During times of economic contraction, businesses tend to pull back on what is considered discretionary spending. Often, the first budgets to be cut are advertising and marketing. With the recent steady flow of gloomy economic data, many are preparing for the worst, and that could deliver a big blow to the robust advertising recovery following the 2020 downturn.
The 2020 COVID-19 recession may have only lasted two months, but the impact it had on advertising was devastating. According to Magna, global advertising revenue declined 4.2% in 2020, which was a $25 billion decline from 2019. In the U.S., a record level of political advertising for the presidential election and digital advertising growth helped to prop up overall ad sales, and ad revenue fell by a more modest 1.6%.
As the economy came roaring back in 2021, advertising spend followed suit. In 2021, global ad revenue surged 22% and reached a record high of $710 billion. At the end of 2021, the economic recovery remained intact, and expectations were for additional growth in 2022.
And then the economic forecast darkened. While the U.S. ad market is anticipated to show resilience this year, thanks to the contentious midterm elections, growth across most media formats is expected to decline compared with 2021. Magna predicted that only national AVOD, OTT/CTV and cinema will see gains in 2022 versus the prior year.
Estimates for 2023 are even bleaker, with only national AVOD, OTT/CTV and publishing expected to grow compared with the prior year. It remains unclear whether there will actually be a recession, but if so, the depth and duration will play a critical role in determining how far the ad market falls in tandem. Economists have wide-ranging predictions for the severity and length of a possible recession and thus estimates for different advertising formats are mixed.

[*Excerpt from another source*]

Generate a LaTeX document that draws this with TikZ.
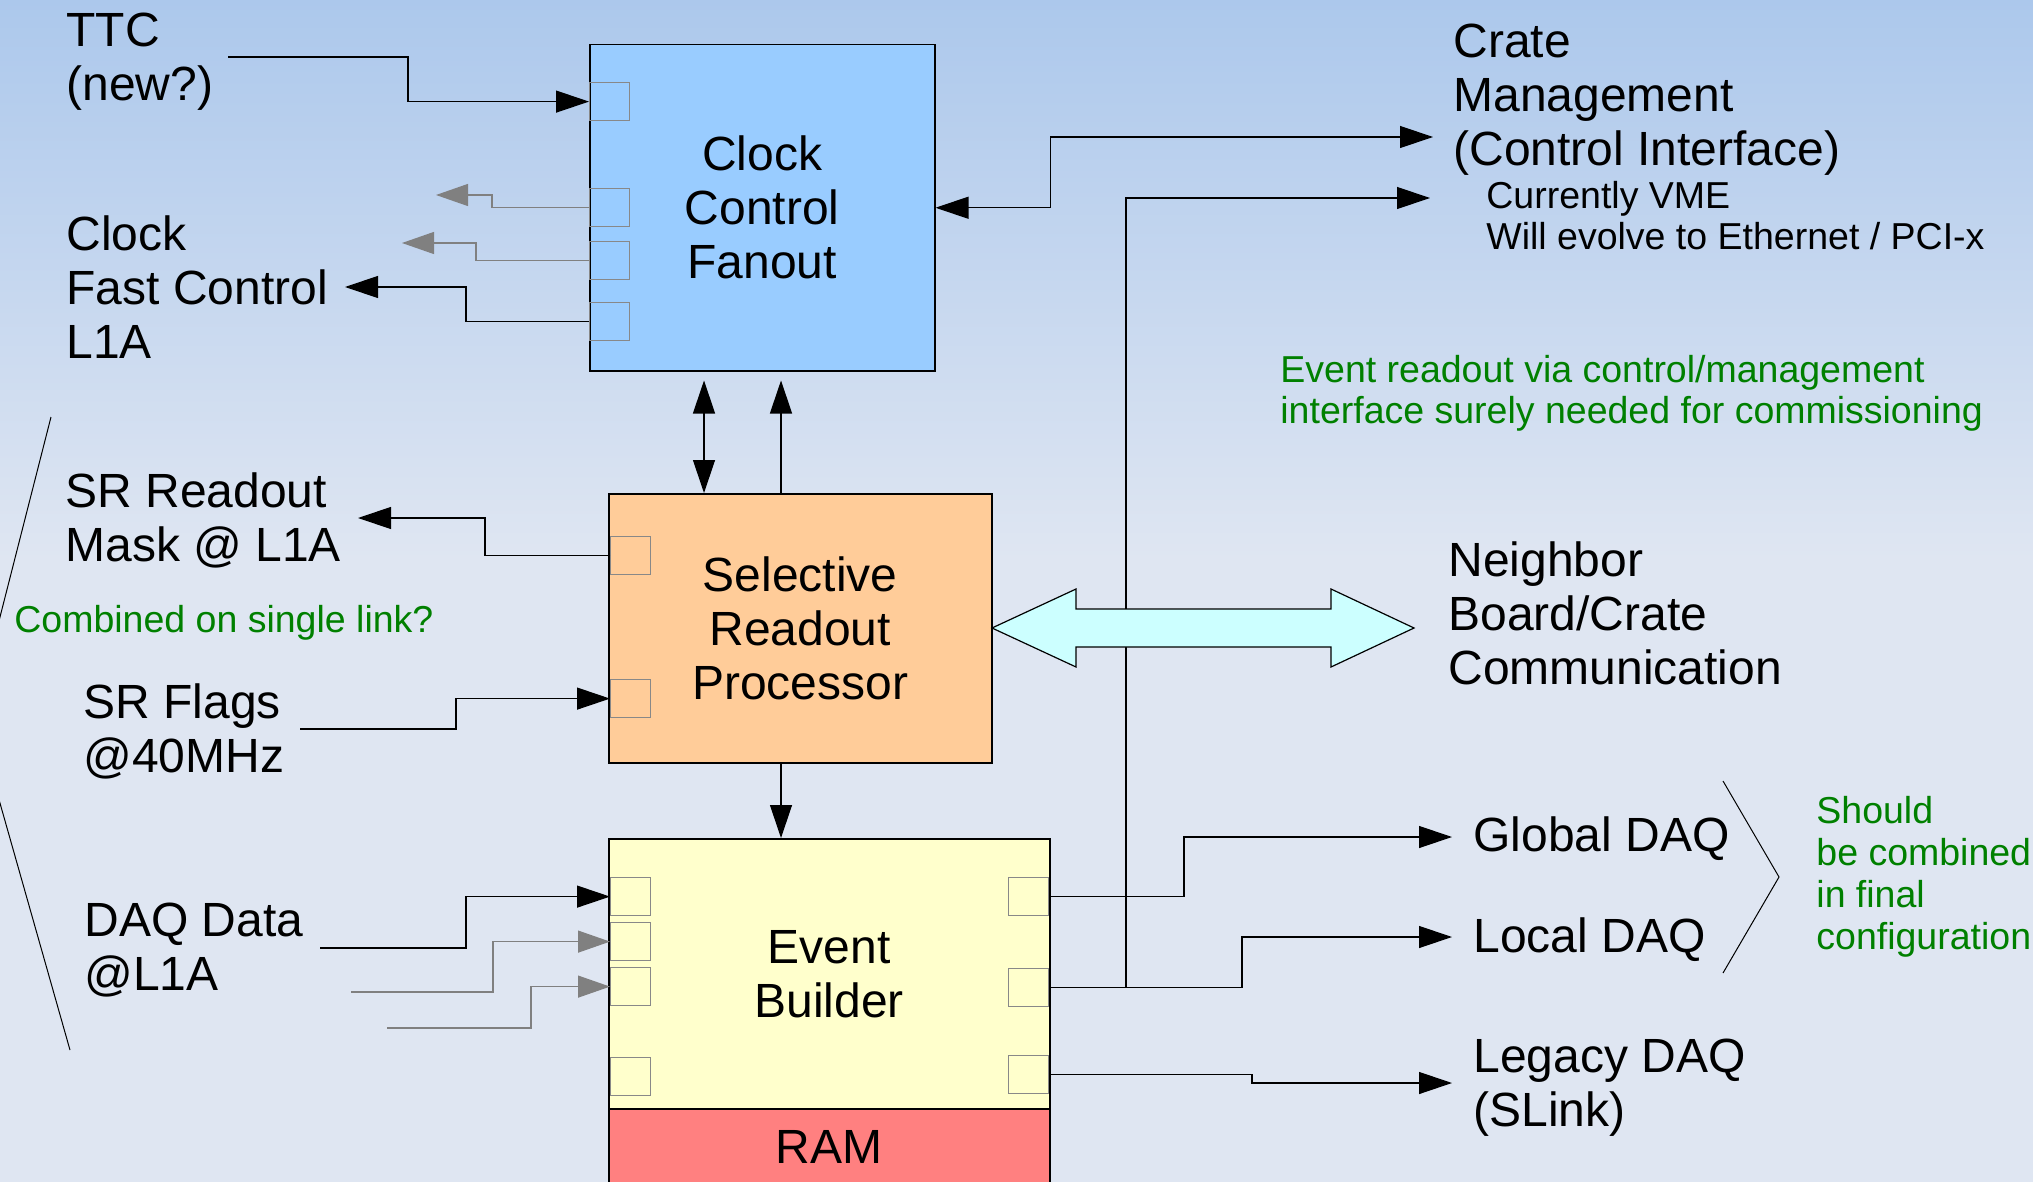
\documentclass[tikz,border=0pt]{standalone}
\usepackage{fontspec}
\setmainfont{Liberation Sans}
\usetikzlibrary{arrows.meta,calc}
\definecolor{bgtop}{RGB}{172,200,236}
\definecolor{bgbot}{RGB}{223,230,242}
\definecolor{ccfc}{RGB}{153,204,255}
\definecolor{srpc}{RGB}{255,204,153}
\definecolor{ebc}{RGB}{255,255,204}
\definecolor{ramc}{RGB}{255,128,128}
\definecolor{nbc}{RGB}{204,255,255}
\definecolor{grn}{RGB}{0,128,0}
\definecolor{portc}{RGB}{136,136,136}
\definecolor{garrc}{RGB}{128,128,128}
\newcommand{\mlines}[1]{\begin{tabular}[t]{@{}l@{}}#1\end{tabular}}
\newcommand{\bigfont}{\fontsize{24}{27}\selectfont}
\newcommand{\smallfont}{\fontsize{18.75}{20.5}\selectfont}
\begin{document}
\begin{tikzpicture}[x=0.5pt,y=-0.5pt,
  box/.style={draw=black,line width=0.75pt,anchor=north west,inner sep=0pt,font=\bigfont,align=center},
  port/.style={draw=portc,line width=0.6pt,anchor=north west,inner sep=0pt,minimum width=20pt,minimum height=19pt},
  rport/.style={port,anchor=north east},
  lbl/.style={anchor=base west,inner sep=0pt,font=\bigfont},
  note/.style={anchor=base west,inner sep=0pt,font=\smallfont,text=grn},
  sub/.style={anchor=base west,inner sep=0pt,font=\smallfont},
  conn/.style={line width=0.6pt,draw=black},
  arr/.style={conn,-{Triangle[length=16.5pt,width=11pt]}},
  arrb/.style={conn,{Triangle[length=16.5pt,width=11pt]}-{Triangle[length=16.5pt,width=11pt]}},
  garr/.style={line width=0.6pt,draw=garrc,-{Triangle[length=16pt,width=11pt]}},
  brk/.style={line width=0.5pt,draw=black}
]
\useasboundingbox (0,0) rectangle (2033,1182);
% background
\shade[top color=bgtop,bottom color=bgbot] (0,0) rectangle (2033,560);
\fill[bgbot] (0,559) rectangle (2033,1182);

% boxes
\node[box,fill=ccfc,minimum width=172.5pt,minimum height=163pt] (ccf) at (589,44) {Clock\\Control\\Fanout};
\node[box,fill=srpc,minimum width=191.5pt,minimum height=134.5pt] (srp) at (608,493) {Selective\\Readout\\Processor};
\node[box,fill=ebc,minimum width=220.5pt,minimum height=135pt] (eb) at (608,838) {Event\\Builder};
\node[box,fill=ramc,minimum width=220.5pt,minimum height=38pt] (ram) at (608,1108) {RAM};

% ports
\node[port] (pc1) at (589,82) {};
\node[port] (pc2) at (589,188) {};
\node[port] (pc3) at (589,241) {};
\node[port] (pc4) at (589,302) {};
\node[port] (ps1) at (610,536) {};
\node[port] (ps2) at (610,679) {};
\node[port] (pe1) at (610,877) {};
\node[port] (pe2) at (610,922) {};
\node[port] (pe3) at (610,967) {};
\node[port] (pe4) at (610,1057) {};
\node[rport] (pr1) at (1049,877) {};
\node[rport] (pr2) at (1049,968) {};
\node[rport] (pr3) at (1049,1055) {};

% labels
\node[lbl] (ttc) at (66,47) {\mlines{TTC\\(new?)}};
\node[lbl] (clk) at (66,250) {\mlines{Clock\\Fast Control\\L1A}};
\node[lbl] (srm) at (65,507) {\mlines{SR Readout\\Mask @ L1A}};
\node[note] (comb) at (14,632) {Combined on single link?};
\node[lbl] (srf) at (83,718) {\mlines{SR Flags\\@40MHz}};
\node[lbl] (daq) at (84,936) {\mlines{DAQ Data\\@L1A}};
\node[lbl] (crate) at (1453,58) {\mlines{Crate\\Management\\(Control Interface)}};
\node[sub] (vme) at (1486,209) {\mlines{Currently VME\\Will evolve to Ethernet / PCI-x}};
\node[note] (evro) at (1280,382) {\mlines{Event readout via control/management\\interface surely needed for commissioning}};
\node[lbl] (nbr) at (1448,576) {\mlines{Neighbor\\Board/Crate\\Communication}};
\node[lbl] (gdaq) at (1473,851) {Global DAQ};
\node[lbl] (ldaq) at (1473,952) {Local DAQ};
\node[lbl] (lgdaq) at (1473,1072) {\mlines{Legacy DAQ\\(SLink)}};
\node[note,font=\fontsize{18.75}{21}\selectfont] (should) at (1816,823) {\mlines{Should\\be combined\\in final\\configuration}};

% free ends
\coordinate (ttcs) at (228,57);
\coordinate (g1end) at (436,195);
\coordinate (g2end) at (402,243);
\coordinate (fcend) at (345,287);
\coordinate (srend) at (358,518);
\coordinate (sfs) at (300,729);
\coordinate (d1s) at (320,948);
\coordinate (d2s) at (351,992);
\coordinate (d3s) at (387,1028);
\coordinate (cmend) at (1433,137);
\coordinate (cm2end) at (1430,198);
\coordinate (gend) at (1452,837);
\coordinate (lend) at (1452,937);
\coordinate (lgend) at (1452,1083);

% connectors left
\draw[arr] (ttcs) -- ++(180,0) |- (pc1.west);
\draw[garr] (pc2.west) -- ++(-97,0) |- (g1end);
\draw[garr] (pc3.west) -- ++(-113,0) |- (g2end);
\draw[arr] (pc4.west) -- ++(-123,0) |- (fcend);
\draw[arr] (ps1.west) -- ++(-125,0) |- (srend);
\draw[arr] (sfs) -- ++(156,0) |- (ps2.west);
\draw[arr] (d1s) -- ++(146,0) |- (pe1.west);
\draw[garr] (d2s) -- ++(142,0) |- (pe2.west);
\draw[garr] (d3s) -- ++(144,0) |- (pe3.west);

% vertical connectors
\draw[arrb] ($(ccf.south west)+(115,9)$) -- ($(srp.north west)+(96,0)$);
\draw[arr] ($(srp.north west)+(173,0)$) -- ($(ccf.south west)+(192,9)$);
\draw[arr] ($(srp.south west)+(173,0)$) -- ($(eb.north west)+(173,0)$);

% connectors right
\draw[arrb] (ccf.east) -- ++(115,0) |- (cmend);
\draw[arr] (pr2.east) -- ++(77,0) |- (cm2end);
\draw[arr] (pr1.east) -- ++(135,0) |- (gend);
\draw[arr] (pr2.east) -- ++(193,0) |- (lend);
\draw[arr] (pr3.east) -- ++(203,0) |- (lgend);

% neighbor double arrow
\draw[fill=nbc,line width=0.6pt] (992,628) -- (1076,589) -- (1076,609) -- (1331,609) -- (1331,589) -- (1414,628) -- (1331,667) -- (1331,647) -- (1076,647) -- (1076,667) -- cycle;

% brackets
\draw[brk] (51,417) -- (-25,715) -- (70,1050);
\draw[brk] (1723,781) -- (1779,877) -- (1723,973);
\end{tikzpicture}
\end{document}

Not all media giants have equal advertising exposure. For instance, ad spend on streaming will likely continue to rise modestly, while linear TV would likely see the biggest declines. Paramount Global and Fox have more advertising exposure when weighed against rivals Disney and Warner Bros. Discovery. In 2021, ad revenue represented 40% of total revenue at Paramount and 42% at Fox. Meanwhile, ad revenue only accounted for roughly 15% at Disney and 17% at Warner Bros. Discovery.
Just about a month ago, media execs from NBUniversal, Paramount Global and Warner Bros. Discovery said they were seeing cracks in the ad market in the current macroeconomic environment. NBCU chief Jeff Shell mentioned at the 24th Annual Credit Suisse Communications Conference that after being “on fire” last year, advertising is weaker this year in comparison.
Echoing Shell’s sentiment was Paramount Global CEO Bob Bakish, who noted that advertising had been a little “choppy” as a result of the economy and inflation. And Jon Steinlauf, chief U.S. advertising sales officer at Warner Bros. Discovery, pointed to supply-chain issues as the “overarching problem in TV ad sales for the last 12 months.”
Even more worrisome are the dire warnings from digital advertising behemoths such as Meta. According to reports, CEO Mark Zuckerberg warned his employees earlier this month that the company was facing one of the “worst downturns that we’ve seen in recent history.” Almost the entirety of Meta’s revenue is brought in by its family of apps including Facebook, Instagram and WhatsApp, which have been ad revenue-generating machines.
While revenue among the three biggest social media giants has been declining since Q2 of 2021, digital ad revenue was still the bright spot in the ad market. But Zuckerberg’s warning struck serious fear into the hearts of investors. If Meta is seeing these impacts, the rest of the group is likely feeling the pain, too.
Though there are still many unknowns regarding the long-term trajectory of the economy, U.S. GDP growth typically has a direct impact on the growth of global advertising spend, and the negative GDP growth in Q1 has already begun to create cracks in the ad market.
With Q2 earnings season kicking off, investors are already on edge. Results from the top media companies and commentary from management will be even more important this earnings season, as it will provide more color and insight while investors attempt to navigate the uncertain waters that lie ahead.